- [THE PROBLEM] Copy the data below exactly, omitting any picture it contains.

- [DATA SHOWN]
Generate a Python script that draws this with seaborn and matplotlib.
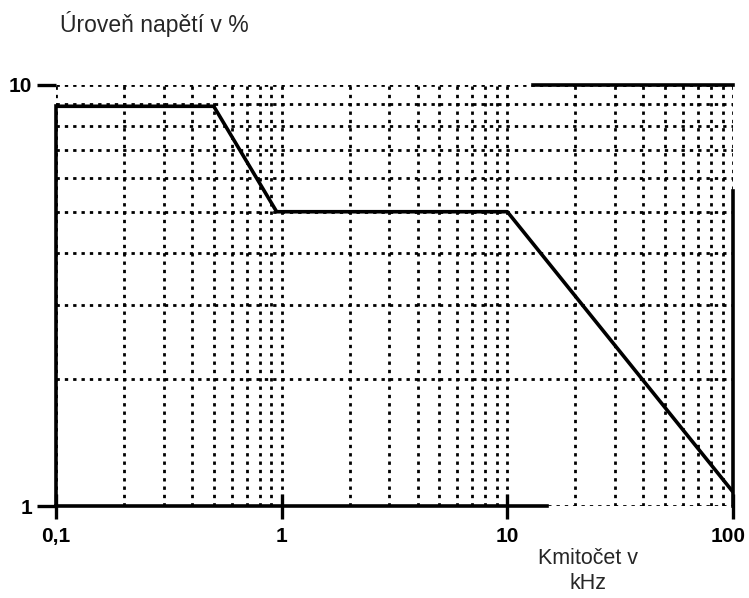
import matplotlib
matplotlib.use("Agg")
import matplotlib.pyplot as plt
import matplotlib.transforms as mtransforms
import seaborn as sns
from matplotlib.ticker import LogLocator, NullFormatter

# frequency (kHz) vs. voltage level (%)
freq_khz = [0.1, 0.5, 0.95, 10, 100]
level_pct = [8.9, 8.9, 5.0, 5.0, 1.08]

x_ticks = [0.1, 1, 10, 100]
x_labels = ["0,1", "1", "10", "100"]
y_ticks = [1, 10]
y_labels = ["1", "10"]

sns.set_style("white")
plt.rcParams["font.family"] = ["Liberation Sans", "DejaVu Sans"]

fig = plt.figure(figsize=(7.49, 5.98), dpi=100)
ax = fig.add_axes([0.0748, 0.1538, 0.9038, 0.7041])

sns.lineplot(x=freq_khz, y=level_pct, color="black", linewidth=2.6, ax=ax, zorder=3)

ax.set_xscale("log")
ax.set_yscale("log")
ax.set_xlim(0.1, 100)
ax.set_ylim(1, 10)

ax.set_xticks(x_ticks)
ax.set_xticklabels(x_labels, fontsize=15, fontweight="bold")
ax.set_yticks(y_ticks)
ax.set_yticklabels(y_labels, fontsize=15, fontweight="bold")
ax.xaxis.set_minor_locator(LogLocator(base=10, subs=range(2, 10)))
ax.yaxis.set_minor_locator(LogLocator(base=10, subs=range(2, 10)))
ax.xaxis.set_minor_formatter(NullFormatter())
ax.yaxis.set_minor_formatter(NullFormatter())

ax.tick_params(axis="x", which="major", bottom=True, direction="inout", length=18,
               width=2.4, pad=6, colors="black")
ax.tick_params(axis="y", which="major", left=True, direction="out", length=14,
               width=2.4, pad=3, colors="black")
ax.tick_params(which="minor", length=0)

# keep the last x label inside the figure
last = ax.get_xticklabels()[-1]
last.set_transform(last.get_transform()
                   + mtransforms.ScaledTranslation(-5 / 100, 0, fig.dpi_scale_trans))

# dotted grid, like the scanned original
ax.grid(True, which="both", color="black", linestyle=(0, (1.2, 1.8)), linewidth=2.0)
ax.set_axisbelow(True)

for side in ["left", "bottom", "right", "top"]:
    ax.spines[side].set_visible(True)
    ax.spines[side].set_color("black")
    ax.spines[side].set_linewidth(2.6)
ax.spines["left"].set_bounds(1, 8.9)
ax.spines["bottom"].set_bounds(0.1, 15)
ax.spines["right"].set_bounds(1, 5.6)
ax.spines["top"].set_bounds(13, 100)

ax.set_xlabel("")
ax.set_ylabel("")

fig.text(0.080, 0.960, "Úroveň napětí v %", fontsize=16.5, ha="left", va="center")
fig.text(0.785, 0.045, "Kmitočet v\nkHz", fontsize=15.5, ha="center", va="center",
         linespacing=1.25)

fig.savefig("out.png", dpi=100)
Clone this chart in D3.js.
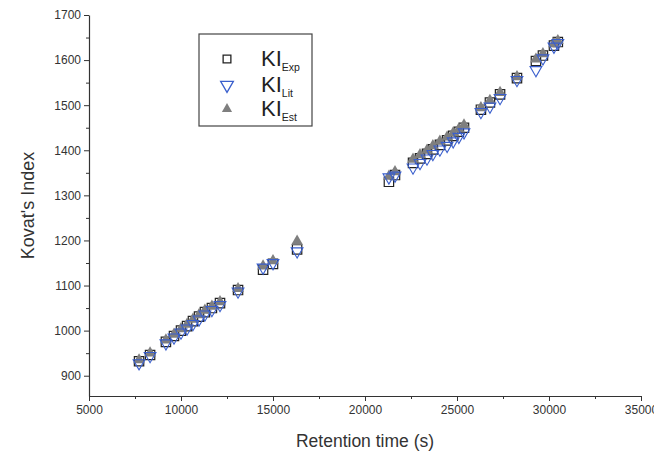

- [SOLUTION TO THIS TASK]
Generate a Python script that draws this with seaborn and matplotlib.
import matplotlib
matplotlib.use("Agg")
import matplotlib.pyplot as plt
import matplotlib.transforms as mtransforms
import seaborn as sns
from matplotlib.ticker import LogLocator, NullFormatter

# frequency (kHz) vs. voltage level (%)
freq_khz = [0.1, 0.5, 0.95, 10, 100]
level_pct = [8.9, 8.9, 5.0, 5.0, 1.08]

x_ticks = [0.1, 1, 10, 100]
x_labels = ["0,1", "1", "10", "100"]
y_ticks = [1, 10]
y_labels = ["1", "10"]

sns.set_style("white")
plt.rcParams["font.family"] = ["Liberation Sans", "DejaVu Sans"]

fig = plt.figure(figsize=(7.49, 5.98), dpi=100)
ax = fig.add_axes([0.0748, 0.1538, 0.9038, 0.7041])

sns.lineplot(x=freq_khz, y=level_pct, color="black", linewidth=2.6, ax=ax, zorder=3)

ax.set_xscale("log")
ax.set_yscale("log")
ax.set_xlim(0.1, 100)
ax.set_ylim(1, 10)

ax.set_xticks(x_ticks)
ax.set_xticklabels(x_labels, fontsize=15, fontweight="bold")
ax.set_yticks(y_ticks)
ax.set_yticklabels(y_labels, fontsize=15, fontweight="bold")
ax.xaxis.set_minor_locator(LogLocator(base=10, subs=range(2, 10)))
ax.yaxis.set_minor_locator(LogLocator(base=10, subs=range(2, 10)))
ax.xaxis.set_minor_formatter(NullFormatter())
ax.yaxis.set_minor_formatter(NullFormatter())

ax.tick_params(axis="x", which="major", bottom=True, direction="inout", length=18,
               width=2.4, pad=6, colors="black")
ax.tick_params(axis="y", which="major", left=True, direction="out", length=14,
               width=2.4, pad=3, colors="black")
ax.tick_params(which="minor", length=0)

# keep the last x label inside the figure
last = ax.get_xticklabels()[-1]
last.set_transform(last.get_transform()
                   + mtransforms.ScaledTranslation(-5 / 100, 0, fig.dpi_scale_trans))

# dotted grid, like the scanned original
ax.grid(True, which="both", color="black", linestyle=(0, (1.2, 1.8)), linewidth=2.0)
ax.set_axisbelow(True)

for side in ["left", "bottom", "right", "top"]:
    ax.spines[side].set_visible(True)
    ax.spines[side].set_color("black")
    ax.spines[side].set_linewidth(2.6)
ax.spines["left"].set_bounds(1, 8.9)
ax.spines["bottom"].set_bounds(0.1, 15)
ax.spines["right"].set_bounds(1, 5.6)
ax.spines["top"].set_bounds(13, 100)

ax.set_xlabel("")
ax.set_ylabel("")

fig.text(0.080, 0.960, "Úroveň napětí v %", fontsize=16.5, ha="left", va="center")
fig.text(0.785, 0.045, "Kmitočet v\nkHz", fontsize=15.5, ha="center", va="center",
         linespacing=1.25)

fig.savefig("out.png", dpi=100)
Clone this chart in D3.js.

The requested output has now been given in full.